His three-run homer in the 10th inning won Game 5 of the World Series, and he hit .478 as the Cards beat the Yankees.

By 1966, he was an All-Star and the first catcher to lead the league in triples. In 1967, he finished second to teammate Orlando Cepeda in the MVP voting, as he helped lead the Cards to the first of two straight pennants.

All the while, he became a keen observer of the game. As he told Richard Sandomir of the New York Times over the weekend, being a catcher "you visualized without realizing it that this choreography was going on behind the pitcher, where you inadvertently learned all the positions and their responsibilities."

He earned the respect of Cardinal ace Bob Gibson, even though Gibson would shoo him away from the mound snarling, "Get back behind the plate. The only thing you know about pitching is that it’s hard to hit."

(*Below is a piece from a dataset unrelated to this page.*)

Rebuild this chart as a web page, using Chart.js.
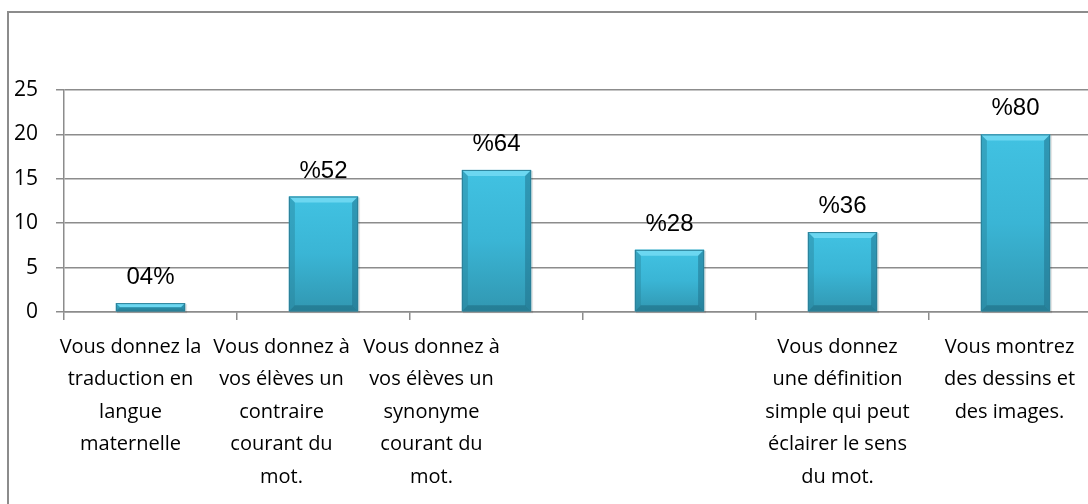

McCarver always called Gibson the Luckiest pitcher he ever saw, because Gibson always pitched when the other team didn’t score any runs.

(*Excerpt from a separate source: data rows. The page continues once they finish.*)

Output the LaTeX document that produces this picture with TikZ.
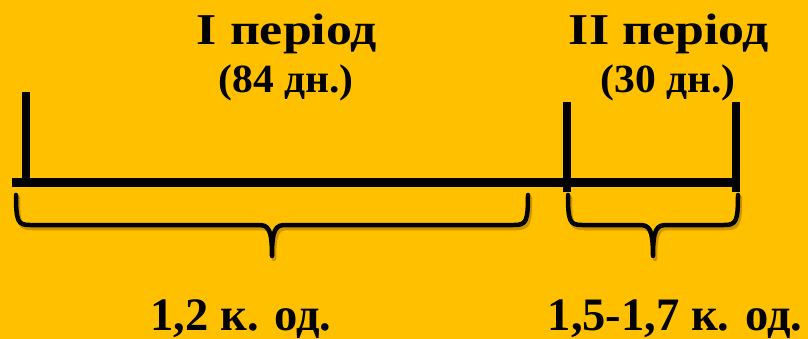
\documentclass[tikz,border=0pt]{standalone}
\usepackage{fontspec}
\setmainfont{Liberation Serif}
\definecolor{bg}{HTML}{FFC000}
\definecolor{shad}{HTML}{B07A00}
\newcommand{\wide}[2]{\scalebox{#1}[1]{#2}}
\begin{document}
\begin{tikzpicture}[x=1pt,y=-1pt,
  axis/.style={line width=9pt},
  tick/.style={line width=8pt},
  brace/.style={line width=4.5pt,line cap=round,line join=round},
  shadowed/.style={shad,opacity=0.6},
  big/.style={font=\bfseries\fontsize{44}{44}\selectfont,anchor=base},
  mid/.style={font=\bfseries\fontsize{40}{40}\selectfont,anchor=base},
  low/.style={font=\bfseries\fontsize{46.5}{46.5}\selectfont,anchor=base}]
\fill[bg] (0,0) rectangle (808,339);
\useasboundingbox (0,0) rectangle (808,339);
% coordinates
\coordinate (L0) at (12,182.5);
\coordinate (L1) at (740,182.5);
\coordinate (T1a) at (26,92);   \coordinate (T1b) at (26,187);
\coordinate (T2a) at (567,102); \coordinate (T2b) at (567,192);
\coordinate (T3a) at (736,102); \coordinate (T3b) at (736,192);
% shadows
\begin{scope}[shift={(2,3)}]
\draw[axis,shadowed] (L0) -- (L1);
\draw[tick,shadowed] (T1a) -- (T1b);
\draw[tick,shadowed] (T2a) -- (T2b);
\draw[tick,shadowed] (T3a) -- (T3b);
\draw[brace,shadowed] (16,195) .. controls (16,222) and (18,225) .. (30,225) -- (258,225) .. controls (268,225) and (272,228) .. (272,256)
  .. controls (272,228) and (276,225) .. (286,225) -- (514,225) .. controls (526,225) and (528,222) .. (528,195);
\draw[brace,shadowed] (568,195) .. controls (568,222) and (570,225) .. (582,225) -- (639,225) .. controls (649,225) and (653,228) .. (653,256)
  .. controls (653,228) and (657,225) .. (667,225) -- (724,225) .. controls (736,225) and (738,222) .. (738,195);
\end{scope}
% axis
\draw[axis] (L0) -- (L1);
\draw[tick] (T1a) -- (T1b);
\draw[tick] (T2a) -- (T2b);
\draw[tick] (T3a) -- (T3b);
% braces
\draw[brace] (16,195) .. controls (16,222) and (18,225) .. (30,225) -- (258,225) .. controls (268,225) and (272,228) .. (272,256)
  .. controls (272,228) and (276,225) .. (286,225) -- (514,225) .. controls (526,225) and (528,222) .. (528,195);
\draw[brace] (568,195) .. controls (568,222) and (570,225) .. (582,225) -- (639,225) .. controls (649,225) and (653,228) .. (653,256)
  .. controls (653,228) and (657,225) .. (667,225) -- (724,225) .. controls (736,225) and (738,222) .. (738,195);
% texts
\node[big] (p1) at (287,45) {\wide{1.18}{I період}};
\node[mid] (d1) at (286,93) {\wide{1.04}{(84 дн.)}};
\node[big] (p2) at (669,45) {\wide{1.18}{II період}};
\node[mid] (d2) at (668,93) {\wide{1.04}{(30 дн.)}};
\node[low] (v1) at (241,330) {1,2 к. од.};
\node[low] (v2) at (675,330) {1,5-1,7 к. од.};
\end{tikzpicture}
\end{document}
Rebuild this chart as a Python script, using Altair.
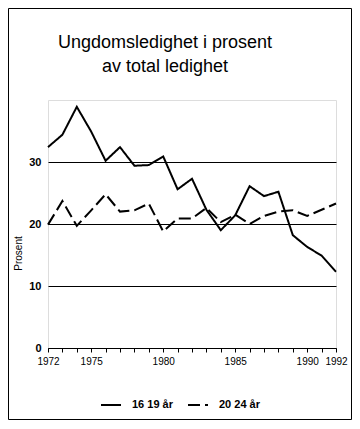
import altair as alt
import pandas as pd

years = list(range(1972, 1993))
youth_16_19 = [32.4, 34.4, 38.9, 34.9, 30.2, 32.4, 29.4, 29.5, 30.9, 25.6, 27.3,
               22.3, 19.0, 21.4, 26.1, 24.5, 25.2, 18.2, 16.3, 14.9, 12.3]
youth_20_24 = [19.9, 23.7, 19.7, 22.2, 24.8, 22.0, 22.2, 23.3, 18.8, 20.9, 20.9,
               22.6, 20.3, 21.5, 20.0, 21.3, 22.0, 22.2, 21.3, 22.3, 23.3]
series_names = ["16 19 år", "20 24 år"]
x_label_years = [1972, 1975, 1980, 1985, 1990, 1992]
y_ticks = [0, 10, 20, 30]
title_lines = ["Ungdomsledighet i prosent", "av total ledighet"]

df = pd.DataFrame({
    "year": years * 2,
    "value": youth_16_19 + youth_20_24,
    "series": [series_names[0]] * len(years) + [series_names[1]] * len(years),
})

FONT = "Liberation Sans"
label_expr = "indexof([" + ",".join(str(y) for y in x_label_years) + "], datum.value) >= 0 ? '' + datum.value : ''"

lines = alt.Chart(df).mark_line(color="black", strokeWidth=2).encode(
    x=alt.X("year:Q",
            scale=alt.Scale(domain=[1972, 1992], nice=False, zero=False),
            axis=alt.Axis(values=years, labelExpr=label_expr, title=None, grid=False,
                          domainColor="black", tickColor="black", tickSize=4,
                          labelFont=FONT, labelFontSize=10, labelColor="black",
                          labelPadding=4, labelFlush=False, labelOverlap=False)),
    y=alt.Y("value:Q",
            scale=alt.Scale(domain=[0, 40], nice=False, zero=True),
            axis=alt.Axis(values=y_ticks, title="Prosent", grid=True, gridColor="black",
                          gridOpacity=1, domain=False, ticks=False, labelPadding=7,
                          labelFont=FONT, labelFontSize=11, labelFontWeight="bold",
                          labelColor="black", titleX=-30, titleY=153,
                          titleFont=FONT, titleFontSize=10, titleFontWeight="normal",
                          titleColor="black", titleAlign="center", titleBaseline="middle")),
    strokeDash=alt.StrokeDash("series:N",
                              scale=alt.Scale(domain=series_names, range=[[1, 0], [12, 5]]),
                              legend=alt.Legend(title=None, orient="none", legendX=52, legendY=294,
                                                direction="horizontal", symbolType="stroke",
                                                symbolSize=400, symbolStrokeWidth=2,
                                                symbolStrokeColor="black", labelOffset=10,
                                                columnPadding=11, labelFont=FONT,
                                                labelFontSize=11, labelFontWeight="bold",
                                                labelColor="black", padding=0)),
)

frame = alt.Chart(pd.DataFrame({"k": [0]})).mark_rect(
    fillOpacity=0, stroke="black", strokeWidth=1
).encode(
    x=alt.value(-39.5), x2=alt.value(303.5), y=alt.value(-91.5), y2=alt.value(319.5)
)

title = alt.Chart(pd.DataFrame({"k": [0]})).mark_text(
    text=title_lines, font=FONT, fontSize=18, fontWeight="normal", color="black",
    align="center", baseline="alphabetic", lineHeight=23.5
).encode(x=alt.value(117), y=alt.value(-52))

chart = alt.layer(frame, title, lines).properties(
    width=288,
    height=248,
    autosize=alt.AutoSizeParams(type="none"),
    padding={"left": 40, "top": 92, "right": 16, "bottom": 72},
).configure_view(strokeWidth=0).configure(font=FONT, background="white")

chart.save("out.html", embed_options={"renderer": "svg", "actions": False})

McCarver also earned the respect of Steve Carlton. The two would team up later in Philadelphia, and McCarver would always be Carlton’s personal catcher. That spurred the observation that they would some day be buried 60 feet, six inches away from each other.

In his final season, 1980, McCarver spent part of his time in the Phillies broadcast booth. There he studied under the legendary Harry Kalas. "Harry did his job," McCarver told Sandomir, "and that alone, just listening to his cadence, his rhythm, that was enough."

He also got advice from the Phillies other announcer. Richie Ashburn told McCarver, "Pal, if you don’t have anything to say, then don’t say it!"

From there, McCarver forged a 32-year career broadcasting for the Phillies, Mets, Yankees, Giants and all four major networks.

He’s called a record 22 World Series and 21 All-Star games.

"All I did was announce the game the way I thought it should be," he told Sandomir. "I found very early on that my observations were different from others. Not better or worse, just different."

For example, McCarver first pointed out the now standard shot of the shortstop, with his glove in front of his face, signaling the second baseman to indicate who will cover second in the event of a steal.

He seemed so knowledgeable in the Mets booth that general manager Frank Cashen would ask his advice on player acquisitions. Which was more respect than he got from his broadcast partner, Ralph Kiner. Over the years, Kiner variously referred to McCarver as Sid, Ted and Jim. When he did get the Tim right, he’d then call him McArthur.

But McCarver always saw the humor, just like the time American Cyanamid popped up as a sponsor. Sure enough, Kiner intoned, "The Padres make a pitching change, and this is brought to you by American Cyanide."

"We were advocating cyanide pills!" McCarver told Sandomir. "That’s how bad the Mets were playing!"

Humor, insight, longevity. That’s how Tim McCarver made the 50-year trip from Ponce de Leon Park to Cooperstown.